Reading the text: Mark L. Van Name
Posted by Randolph Carter on May 20, 2009
Could you take a minute and explain what Overthrowing Heaven is about?
I hate giving away a book’s plot, so I’ll keep to details that won’t destroy the story for anyone reading this interview. Overthrowing Heaven is the third novel featuring Jon Moore, an unusual man with even more unusual abilities, and Lobo, his best friend–who also happens to be a Predator-Class Assault Vehicle with particularly sarcastic emotion software. The book begins with Jon having reluctantly agreed to help a woman escape from her abusive partners. All he’s supposed to do is provide transportation off the planet. As often happens to Jon, however, what he thought was a simple job turns incredibly complex and mutates into something entirely different. It’s a fast-paced adventure that I hope readers will enjoy.
What was the process like in getting your first book published?

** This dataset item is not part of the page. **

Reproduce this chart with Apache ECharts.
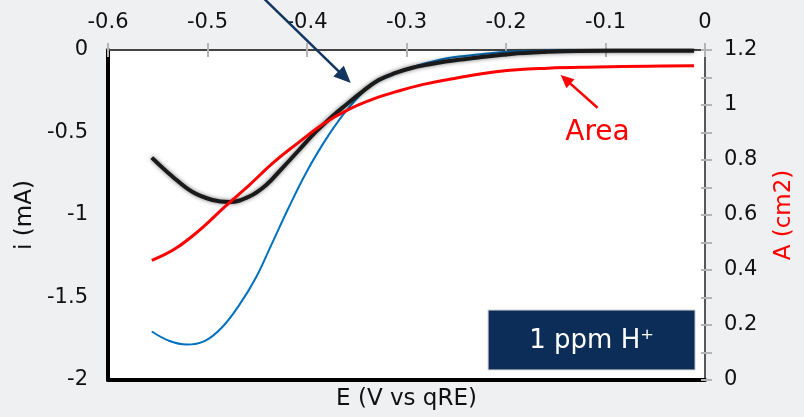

I wrote it, asked a publisher I knew (Jim Baen, now dead, alas) if he would like to take a look at it, and he said, yes. After he’d had it for five months, he decided to buy it. It was that simple. Many writers have horror stories about their first book sales, but I really can’t complain at all about the way mine went down.
For those interested, the entire story is a bit funnier and a great deal longer; you can find it in this entry on my blog.
Where do you happen to find inspiration for your work?
Everywhere! Everything I read, every conversation I have, every place I visit–it’s all fodder for stories.
That said, I do read voraciously, watch a lot of movies and some TV shows (but only on DVD), listen to a wide variety of music, travel as I can, and so on; it doesn’t hurt to prime the creative pump.
Are you or have you ever been a gamer? What has your gaming experience been like (board games, pen & paper RPGs, console & computer games, etc.)?
I’ve been a gamer of one sort or another most of my life. As a kid, I played board games and card games and chess as often as I could manage. I had an original Pong game. I’ve played a fair number of PC games, including more than my share of Doom. My kids and I and a friend in Maryland (who’s also a game developer) play Halo 3 almost every weekend day.
Have you ever ventured into online worlds? If so, please explain what that experience has been like.
I’ve spent only a few minutes in online worlds. Overall, I wasn’t impressed. I see the value of where they’re going, but right now the tech just isn’t good enough to intrigue me–plus, of course, I’m constantly swamped by my obligations in this real world and so don’t have much time to devote to online worlds.
Would you say that your gaming experience has had any effect on you as a writer? Please explain.
In the sense that all experiences shape my work, of course gaming has affected me, just as books and movies have. I can’t, however, attribute any specific characteristics of my work to gaming.
Gaming definitely is a way to relax after writing, and I’ve certainly used it for that purpose more times than I care to admit!
Grind is a term used frequently in gaming vernacular referring to something that is rather repetitive or unpleasant that one engages in in order to progress in the game. Would you say there is grinding in the writing process? Please explain.
I wish I could insert here a recording of how much I laughed when I first read this question. Though there are many times in the course of writing that are quite pleasurable, a great deal of the job of writing is very much like working your way through a long game: making yourself sit in the chair and do the job, word after sentence after paragraph after chapter, until you hit the end–and then you go back and revise, much like immediately replaying a game at the Heroic level just to sharpen your skills. For me, though, gaming, even grinding through levels, is far more relaxation and fun than work.
Would you have any words of advice for the would-be-writers out there?
If someone who wants to be a writer asks my opinion, I always give him or her the same two suggestions:
- If you can possibly not write, don’t. It’s a mug’s game that few win in the short term and almost none win in the long run.
- If you must write, do it every day, or at least as often as possible, and let nothing deter you. Never stop, never surrender, and write, write, write. It’s the best job in the world.
Yeah, I know they seem contradictory, but they’re not, not really.
You wake up to a world where your Jon Moore novels have been made into an MMO. What race and class would you play and why?
Jon, of course. I’d have his abilities, I’d have Lobo, and I’d get to play in a universe that up to now has existed only in my imagination. What could be more grand?
Is there anything else you’d like to share with this gamer/reader audience?
Yes, one selfish thing: Please petition your favorite game publishers to buy the gaming rights to one of my books and make a game from it. I would love to see a great game done around Jon and Lobo and my universe of humans spread across dozens and dozens of planets, all linked by mysterious jump gates. How cool would that be?